MSF’s letter said that despite growing international awareness of the scale of suffering in central Africa, the U.N. has failed to scale up their aid effort, sentencing civilians to a life without even the most basic needs, including clean water and sanitation. It implied that the U.N. had acknowledged that its efforts suffered from poor humanitarian leadership in the field, and lack of responsiveness. But it said the U.N. has failed to urgently and adequately address those shortcomings, or to deploy more experienced aid workers in CAR. Instead, the U.N. relief agencies have devoted their attention to developing a "time-consuming" new humanitarian response plan that could take weeks or months to implement.
Liu also faulted what she considered an excessively "risk averse" response to the crisis, saying that UN aid workers wear "military helmets and flak jackets in an environment that does not require such protective gear…While not playing down residual risks, MSF considers current U.N. agencies security concerns disproportionate to field realities."
Peter Bouckaert, emergencies director at Human Rights Watch, who today concluded a tour of CAR’s conflict zones, confirmed MSF’s concerns.
"The U.N. humanitarian response in CAR is deeply flawed, and is not reaching tens of thousands of displaced who are living in the bush after their villages were burned by Seleka," he told The Cable in an email. "People are needlessly dying as a result, at least partly because of the severe restrictions placed on U.N. humanitarians by their own security advisors… The U.N. needs to urgently reassess its humanitarian response in CAR, and work out mechanisms that allow them to better meet the urgent and massive humanitarian needs on the ground."

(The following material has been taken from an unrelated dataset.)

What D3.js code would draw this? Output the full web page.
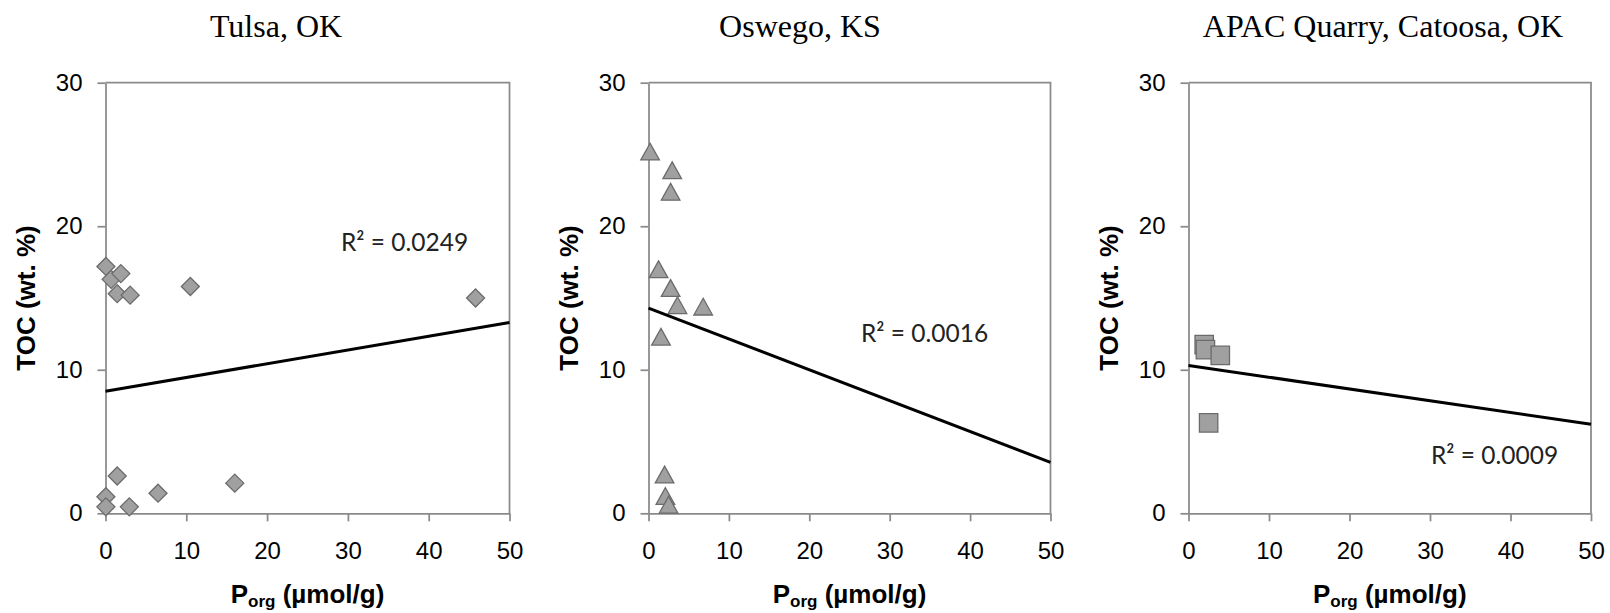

"A broader humanitarian response is not possible without increased security for the humanitarians themselves, who do face real threats in many areas," he added. "The biggest reason for the massive humanitarian crisis in CAR is the reign of terror imposed by Seleka, and increasingly also by the anti-balaka militias. The humanitarian needs of the displaced must be met, but we should not forget that they would all be much better off if the indiscriminate killings and village burnings stop, and people can return to their homes and live in peace."